Drone Strike on a Tanker: How the Pentagon Rewrote the Rules of Naval Interdiction
On May 6, 2026, a U.S. Navy F/A-18 fired 20mm cannon rounds into the rudder of an Iranian-flagged oil tanker in the Gulf of Oman, permanently grounding it mid-voyage. The incident marks the first time American forces have used kinetic weapons to physically destroy a vessel rather than impound it — a threshold with implications that extend well beyond the immediate geopolitics of the Hormuz corridor.

The first indication that the tanker Sahand was not going to reach port came not from the vessel itself but from the tone of CENTCOM's statement, issued at 16:58 UTC on May 6. The language — "forces disabled" a vessel that had "attempted to violate the U.S. blockade" — carried the flattened quality of an operation already decided upon, the bureaucratic reflex of an institution that had done this before and saw no reason to complicate the explanation. The Sahand, an Iranian-flagged crude carrier that had cleared its last commercial port three days earlier, was now drifting in the Gulf of Oman with a shattered rudder assembly, its voyage ended by four 20mm rounds from a U.S. Navy F/A-18 Super Hornet operating from a carrier group in the Arabian Sea. There were no casualties reported. There rarely are, in this particular genre of incident.

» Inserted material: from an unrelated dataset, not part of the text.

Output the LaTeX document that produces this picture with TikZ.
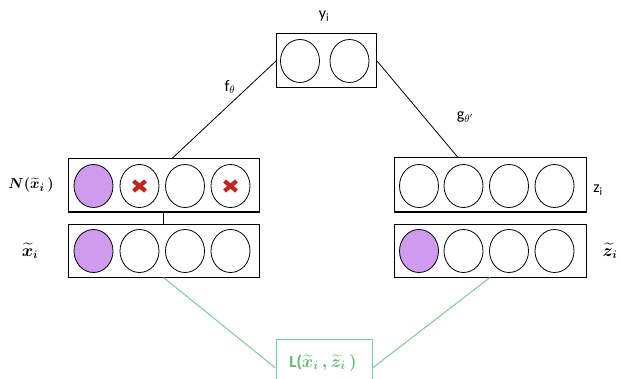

What happened next was predictable: the wire services ran the CENTCOM framing, regional state media in Tehran called it an act of piracy, and the legal community began dissecting whether the term "blockade" had any basis in international law. Less predictable — and more significant — was what the incident revealed about the direction of U.S. naval posture in the Persian Gulf. The destruction of the Sahand's steering mechanism was not an improvised response to a single recalcitrant vessel. It was, by the logic of the operation itself, the logical endpoint of a policy that has spent years inching toward exactly this outcome: the permanent removal of Iranian oil from the water, not by sanctions alone, not by diplomatic pressure alone, but by physical interdiction that leaves no room for negotiation.
The Mechanics of a Kinetic Interdiction
The CENTCOM account, confirmed across multiple open-source intelligence feeds tracking military aviation in the region, describes a straightforward sequence. The Sahand was intercepted approximately 40 nautical miles south of Muscat, Oman, as it transited the approaches to the Strait of Hormuz. The tanker was issued multiple verbal warnings via bridge-to-bridge radio — standard practice in naval interdiction — and when those warnings were not heeded, a single F/A-18 Super Hornet from the carrier group was tasked with a gun run. The aircraft made at least one pass, firing a burst of 20mm rounds into the vessel's rudder assembly. The effect was immediate and permanent: the rudder was disabled, the vessel lost steering, and it began to drift. The sources do not specify whether the crew of the Sahand was evacuated, nor do they indicate whether any salvage tugs were dispatched in the immediate aftermath.
The operational posture is notable for what it does not include. There was no attempt to board the vessel, no request for it to heave to in a manner that would allow inspection, no declaration of a legal prize. The decision tree, as described, moved from verbal warning directly to kinetic destruction of the steering gear — a threshold that effectively ends the vessel as a working asset. A tanker that cannot steer cannot transit the Strait of Hormuz, cannot dock safely, and cannot be refloated without a major industrial salvage operation. In practical terms, the United States destroyed the ship rather than stop it.
The Legal Ambiguity at the Core of the Narrative
The term "U.S. blockade" appears in every CENTCOM statement on the May 6 incident, and it is doing considerable work. Under the Law of Naval Warfare, a blockade is a formal instrument of naval warfare subject to strict rules: it must be declared, notified to all neutral states, applied uniformly, and cannot starve a civilian population. The United States has not declared a blockade against Iran under any of these conventions. What it has maintained, since the Trump administration's maximum-pressure campaign was re-escalated in early 2025, is a de facto interdiction regime — a pattern of naval stops, cargo inspections, and port access denials that functions like a blockade without bearing the legal name.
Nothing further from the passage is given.